Paul Brobbel is pleased with what he’s achieved in just over a year as director at Uxbridge Arts and Culture but he’s got more ideas still to roll out.
He started the job in Howick in August last year, having returned to east Auckland from a position as Len Lye Curator at the Govett-Brewster Art Gallery / Len Lye Centre in New Plymouth.
It was a homecoming for the Howick local who attended Elm Park School, Bucklands Beach Intermediate School and Macleans College.
“I’m thrilled particularly in the last six months,” Brobbel told the Times.
“The first half of the year was getting to grips and learning how everything is, and this year from February onward that’s when I started to feel the things I wanted to achieve were starting to happen.
“I think the amount of activity in the theatre, that’s something I really wanted to see, and a very active theatre programme.
“Getting music and performances back into Uxbridge and really pushing it as east Auckland’s live venue.”
Among his highlights this year is the Fridays@12 concert series, which gives local secondary school pupils the chance to perform music in front of a live audience.
“That concert series is as popular as it’s ever been,” Brobbel says.
“I was pleased to see the appetite for that is still there.
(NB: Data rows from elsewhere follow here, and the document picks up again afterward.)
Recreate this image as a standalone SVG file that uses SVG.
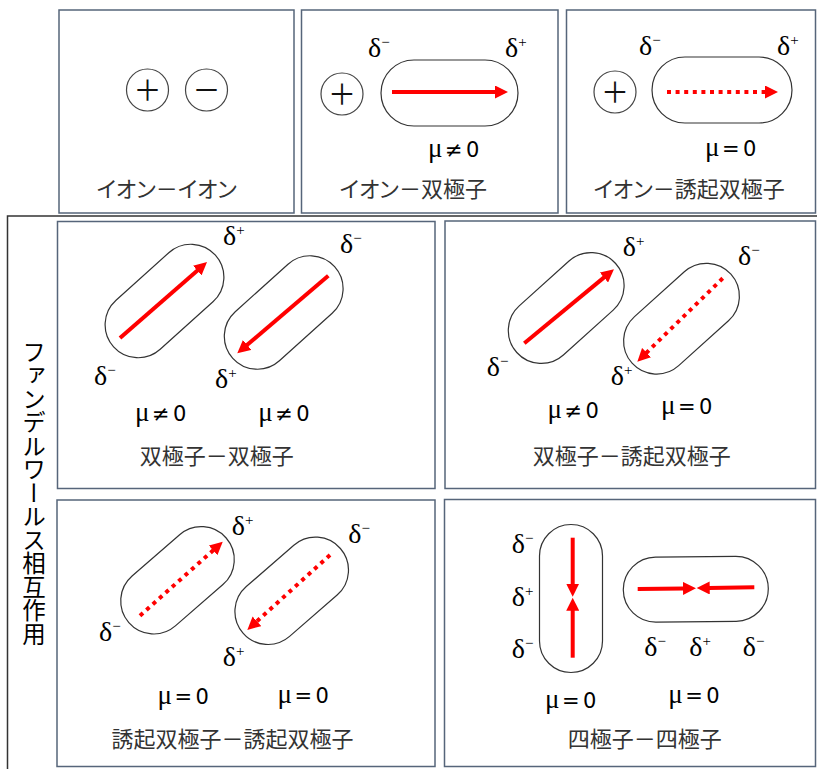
<svg xmlns="http://www.w3.org/2000/svg" width="817" height="769" viewBox="0 0 817 769">
<style>
.panel{fill:#fff;stroke:#56657a;stroke-width:1.5}
.frame{fill:none;stroke:#333;stroke-width:1.5}
.cap{fill:none;stroke:#333;stroke-width:1.2}
.ion{fill:#fff;stroke:#444;stroke-width:1.2}
.sign{font-family:"Noto Sans CJK JP",sans-serif;font-size:28px;fill:#111;text-anchor:middle}
.arrow{stroke:#f00;stroke-width:4;fill:none;marker-end:url(#ah)}
.dot{stroke-dasharray:4 4.6}
.d{font-family:"Liberation Serif",serif;font-size:28px;fill:#000}
.sup{font-size:15px}
.mu{font-family:"DejaVu Sans",sans-serif;font-size:21px;fill:#000}
.mu .g{font-family:"Liberation Serif",serif;font-size:27px}
.mu .op{font-size:21px}
.lbl{font-family:"Noto Sans CJK JP",sans-serif;font-size:22px;fill:#333;text-anchor:middle}
.kana{font-feature-settings:"palt"}
.vt{font-family:"Noto Sans CJK JP",sans-serif;font-size:23.5px;fill:#000;writing-mode:vertical-rl}
</style>
<defs>
<marker id="ah" markerUnits="userSpaceOnUse" markerWidth="14" markerHeight="13" refX="1" refY="6.5" orient="auto"><path d="M0,0 L13,6.5 L0,13 z" fill="#f00"/></marker>
</defs>
<rect width="817" height="769" fill="#fff"/>
<path class="frame" d="M817,216 H7.5 V769"/>
<text class="vt" x="34" y="340">ファンデルワールス相互作用</text>

<g id="ion-ion">
<rect class="panel" x="59" y="10" width="235" height="203"/>
<circle class="ion" cx="147.5" cy="90" r="21"/>
<text class="sign" x="147.5" y="100.5">＋</text>
<circle class="ion" cx="206.5" cy="90" r="21"/>
<text class="sign" x="206.5" y="100.5">－</text>
<text class="lbl" x="166.7" y="197"><tspan class="kana">イオン</tspan>－<tspan class="kana">イオン</tspan></text>
</g>

<g id="ion-dipole">
<rect class="panel" x="301.5" y="10" width="256.5" height="203"/>
<circle class="ion" cx="342" cy="94" r="21"/>
<text class="sign" x="342" y="104.5">＋</text>
<rect class="cap" x="381" y="60" width="137" height="66" rx="33"/>
<text class="d" x="368" y="57">δ<tspan class="sup" dy="-10">−</tspan></text>
<text class="d" x="505" y="57">δ<tspan class="sup" dy="-10">+</tspan></text>
<text class="mu" y="156.5"><tspan class="g" x="428">μ</tspan> <tspan class="op" x="445">≠</tspan> <tspan x="466">0</tspan></text>
<text class="lbl" x="413.3" y="197"><tspan class="kana">イオン</tspan>－双極子</text>
</g>

<g id="ion-induced">
<rect class="panel" x="566.5" y="10" width="249" height="203"/>
<circle class="ion" cx="615" cy="92" r="21"/>
<text class="sign" x="615" y="102.5">＋</text>
<rect class="cap" x="652" y="57" width="140" height="66" rx="33"/>
<text class="d" x="639" y="55">δ<tspan class="sup" dy="-10">−</tspan></text>
<text class="d" x="777" y="55">δ<tspan class="sup" dy="-10">+</tspan></text>
<text class="mu" y="156"><tspan class="g" x="705">μ</tspan> <tspan class="op" x="722">=</tspan> <tspan x="743">0</tspan></text>
<text class="lbl" x="689.2" y="197"><tspan class="kana">イオン</tspan>－誘起双極子</text>
</g>

<g id="dipole-dipole">
<rect class="panel" x="57.5" y="221.5" width="377.5" height="267"/>
<rect class="cap" x="-68.5" y="-33" width="137" height="66" rx="33" transform="translate(164.5,301) rotate(-42)"/>
<rect class="cap" x="-68.5" y="-33" width="137" height="66" rx="33" transform="translate(283.7,312.5) rotate(-42)"/>
<text class="d" x="223" y="245">δ<tspan class="sup" dy="-10">+</tspan></text>
<text class="d" x="340" y="253">δ<tspan class="sup" dy="-10">−</tspan></text>
<text class="d" x="94" y="385">δ<tspan class="sup" dy="-10">−</tspan></text>
<text class="d" x="215" y="388">δ<tspan class="sup" dy="-10">+</tspan></text>
<text class="mu" y="421"><tspan class="g" x="135">μ</tspan> <tspan class="op" x="152">≠</tspan> <tspan x="173">0</tspan></text>
<text class="mu" y="421"><tspan class="g" x="258.3">μ</tspan> <tspan class="op" x="275.3">≠</tspan> <tspan x="296.3">0</tspan></text>
<text class="lbl" x="216.7" y="464">双極子－双極子</text>
</g>

<g id="dipole-induced">
<rect class="panel" x="445" y="221" width="370.5" height="267.5"/>
<rect class="cap" x="-66.5" y="-33" width="133" height="66" rx="33" transform="translate(566.2,308) rotate(-42)"/>
<rect class="cap" x="-66.5" y="-33" width="133" height="66" rx="33" transform="translate(681.5,318.7) rotate(-42)"/>
<text class="d" x="622.7" y="256">δ<tspan class="sup" dy="-10">+</tspan></text>
<text class="d" x="738" y="265">δ<tspan class="sup" dy="-10">−</tspan></text>
<text class="d" x="486.7" y="376">δ<tspan class="sup" dy="-10">−</tspan></text>
<text class="d" x="610.7" y="385">δ<tspan class="sup" dy="-10">+</tspan></text>
<text class="mu" y="418"><tspan class="g" x="547.5">μ</tspan> <tspan class="op" x="564.5">≠</tspan> <tspan x="585.5">0</tspan></text>
<text class="mu" y="414"><tspan class="g" x="661">μ</tspan> <tspan class="op" x="678">=</tspan> <tspan x="699">0</tspan></text>
<text class="lbl" x="631.7" y="464">双極子－誘起双極子</text>
</g>

<g id="induced-induced">
<rect class="panel" x="57" y="500" width="378" height="266.5"/>
<rect class="cap" x="-64.5" y="-33" width="129" height="66" rx="33" transform="translate(177.5,580.3) rotate(-41)"/>
<rect class="cap" x="-64.5" y="-33" width="129" height="66" rx="33" transform="translate(291.7,590.8) rotate(-41)"/>
<text class="d" x="231.7" y="535">δ<tspan class="sup" dy="-10">+</tspan></text>
<text class="d" x="348.3" y="543">δ<tspan class="sup" dy="-10">−</tspan></text>
<text class="d" x="99" y="641">δ<tspan class="sup" dy="-10">−</tspan></text>
<text class="d" x="222.7" y="666">δ<tspan class="sup" dy="-10">+</tspan></text>
<text class="mu" y="704"><tspan class="g" x="157.5">μ</tspan> <tspan class="op" x="174.5">=</tspan> <tspan x="195.5">0</tspan></text>
<text class="mu" y="702.5"><tspan class="g" x="277.5">μ</tspan> <tspan class="op" x="294.5">=</tspan> <tspan x="315.5">0</tspan></text>
<text class="lbl" x="232.5" y="747">誘起双極子－誘起双極子</text>
</g>

<g id="quad-quad">
<rect class="panel" x="444.5" y="499.5" width="371" height="267"/>
<rect class="cap" x="539.5" y="524.5" width="63" height="148" rx="31.5"/>
<rect class="cap" x="-72.5" y="-32.5" width="145" height="65" rx="32.5" transform="translate(695.8,589.2) rotate(-0.6)"/>
<text class="d" x="511.7" y="553">δ<tspan class="sup" dy="-10">−</tspan></text>
<text class="d" x="511.7" y="606">δ<tspan class="sup" dy="-10">+</tspan></text>
<text class="d" x="511.7" y="658">δ<tspan class="sup" dy="-10">−</tspan></text>
<text class="d" x="644.3" y="656">δ<tspan class="sup" dy="-10">−</tspan></text>
<text class="d" x="689.3" y="656">δ<tspan class="sup" dy="-10">+</tspan></text>
<text class="d" x="742.7" y="656">δ<tspan class="sup" dy="-10">−</tspan></text>
<text class="mu" y="708.3"><tspan class="g" x="545">μ</tspan> <tspan class="op" x="562">=</tspan> <tspan x="583">0</tspan></text>
<text class="mu" y="703.3"><tspan class="g" x="668.3">μ</tspan> <tspan class="op" x="685.3">=</tspan> <tspan x="706.3">0</tspan></text>
<text class="lbl" x="644.7" y="747">四極子－四極子</text>
</g>

<g id="connectors">
<path class="arrow" d="M392,92 L496,92"/>
<path class="arrow dot" d="M667,92 L766,92"/>
<path class="arrow" d="M120,338 L198,269.9"/>
<path class="arrow" d="M328.3,275.7 L246.4,345.5"/>
<path class="arrow" d="M524.3,343.3 L604.7,276.9"/>
<path class="arrow dot" d="M722.7,278.3 L645.9,353.3"/>
<path class="arrow dot" d="M140,615.7 L213.8,549.7"/>
<path class="arrow dot" d="M330,555 L256.2,621.9"/>
<path class="arrow" d="M572.7,537.7 L572.7,584.7"/>
<path class="arrow" d="M572.7,657.7 L572.7,609.7"/>
<path class="arrow" d="M637.7,589 L684,588.4"/>
<path class="arrow" d="M754.3,587.3 L708.7,587.9"/>
</g>
</svg>
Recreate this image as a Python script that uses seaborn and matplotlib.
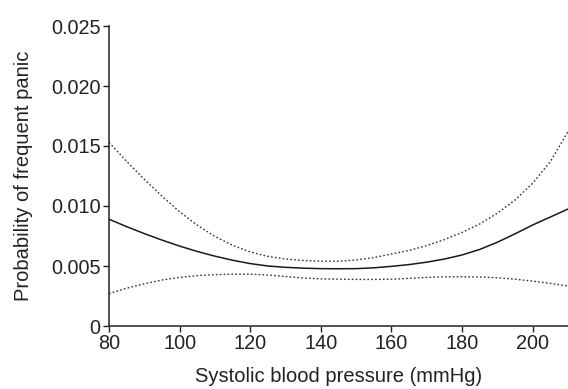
import matplotlib
matplotlib.use("Agg")
import matplotlib.pyplot as plt
import seaborn as sns
import pandas as pd

sbp = [80, 85, 90, 95, 100, 105, 110, 115, 120, 125, 130, 135, 140, 145, 150,
       155, 160, 165, 170, 175, 180, 185, 190, 195, 200, 205, 210]
prob_fit = [0.0089, 0.00828, 0.0077, 0.00716, 0.00666, 0.00621, 0.00582, 0.00548, 0.0052,
            0.00500, 0.00489, 0.00482, 0.00478, 0.00477, 0.00478, 0.00485, 0.00497, 0.00512,
            0.00532, 0.00558, 0.00592, 0.00638, 0.00698, 0.00768, 0.00842, 0.00908, 0.00975]
prob_upper = [0.0153, 0.01372, 0.01222, 0.01082, 0.00952, 0.0084, 0.00746, 0.00672, 0.00617,
              0.0058, 0.00558, 0.00546, 0.0054, 0.0054, 0.0055, 0.0057, 0.0060, 0.0063,
              0.0067, 0.0072, 0.0078, 0.0085, 0.0094, 0.0105, 0.0119, 0.0137, 0.0162]
prob_lower = [0.0027, 0.00315, 0.00352, 0.00383, 0.00405, 0.0042, 0.00428, 0.00432, 0.00432,
              0.00425, 0.00412, 0.0040, 0.00393, 0.0039, 0.00388, 0.00388, 0.0039, 0.00397,
              0.00405, 0.0041, 0.0041, 0.00408, 0.00402, 0.0039, 0.00374, 0.00355, 0.00333]
x_ticks = [80, 100, 120, 140, 160, 180, 200]
y_ticks = [0, 0.005, 0.010, 0.015, 0.020, 0.025]
y_tick_labels = ["0", "0.005", "0.010", "0.015", "0.020", "0.025"]

sns.set_theme(style="ticks")
plt.rcParams['font.family'] = ['Liberation Sans', 'DejaVu Sans']

df = pd.DataFrame({"sbp": sbp, "fit": prob_fit, "upper": prob_upper, "lower": prob_lower})

fig = plt.figure(figsize=(5.68, 3.89), dpi=100)
ax = fig.add_axes([109/568, 1 - 326/389, 1 - 109/568, (326 - 26)/389])

line_col = "#1a1a1a"
sns.lineplot(data=df, x="sbp", y="fit", ax=ax, color=line_col, linewidth=1.1)
sns.lineplot(data=df, x="sbp", y="upper", ax=ax, color="#333333", linewidth=1.0,
             linestyle=(0, (1.2, 1.6)))
sns.lineplot(data=df, x="sbp", y="lower", ax=ax, color="#333333", linewidth=1.0,
             linestyle=(0, (1.2, 1.6)))

ax.set_xlim(80, 210)
ax.set_ylim(0, 0.025)
ax.set_xticks(x_ticks)
ax.set_xticklabels([str(t) for t in x_ticks])
ax.set_yticks(y_ticks)
ax.set_yticklabels(y_tick_labels)
ax.tick_params(axis="both", labelsize=14.3, colors="#222222", length=4, width=1,
               direction="out", pad=2)
ax.tick_params(axis="both", labelcolor="#222222")
ax.set_xlabel("Systolic blood pressure (mmHg)", fontsize=14.5, color="#222222", labelpad=10)
ax.set_ylabel("Probability of frequent panic", fontsize=14.5, color="#222222", labelpad=13)
for s in ["top", "right"]:
    ax.spines[s].set_visible(False)
for s in ["left", "bottom"]:
    ax.spines[s].set_color("#333333")
    ax.spines[s].set_linewidth(1.2)

fig.savefig("out.png", dpi=100)
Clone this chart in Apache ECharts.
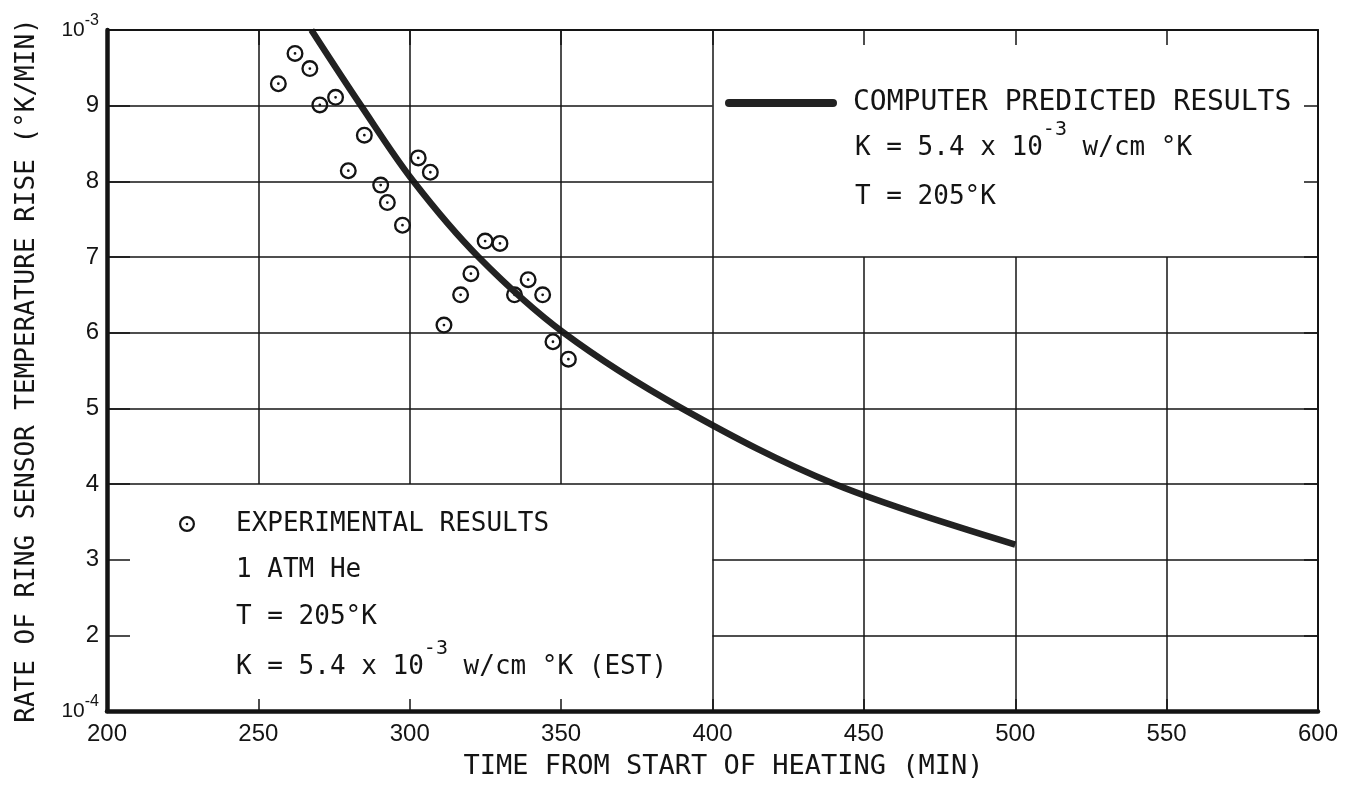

In terms of the newer things that have come in, the launch of The Bridge, the singer-songwriters project we’re doing, that’s something I see as a real cornerstone of what we want to do here.
“To be able to do a singer-songwriter showcase every three months is not only something east Auckland needs, but I’m hoping it’s going to be a strong part of the Auckland music scene.”
One of the more unlikely events the centre has staged under Brobbel’s leadership is the recent Grand Slam Pro Wrestling show, which drew more than 100 people to the Uxbridge theatre.
“The wrestling was a huge success,” he says. “It was testing the waters and seeing what appetite there is for it.
“That technically wasn’t my idea. It came from the wider team and even I was a little ‘shook’ by the implications of bringing wrestling into an arts centre.
“But fundamentally it’s an art, it’s entertainment, and we had a really different audience for that.
“It was a very young audience of families with children and people who haven’t been here before.
“For me it was a real throwing-down-the-gauntlet to our audience and saying ‘you vote with your feet here, come to the things you like and we’ll do more of them’.
“If people want classical music or jazz they have to come to those things. My interest in the idea of the wrestling was to see how far we can stretch what the theatre can do.
“It’s fairly obvious what it should be doing, but there’s a whole world of entertainment and art out there that could be happening here in Howick that isn’t.
“I’m excited about the wider art world seeing Uxbridge as a viable venue for all sorts of crazy things.”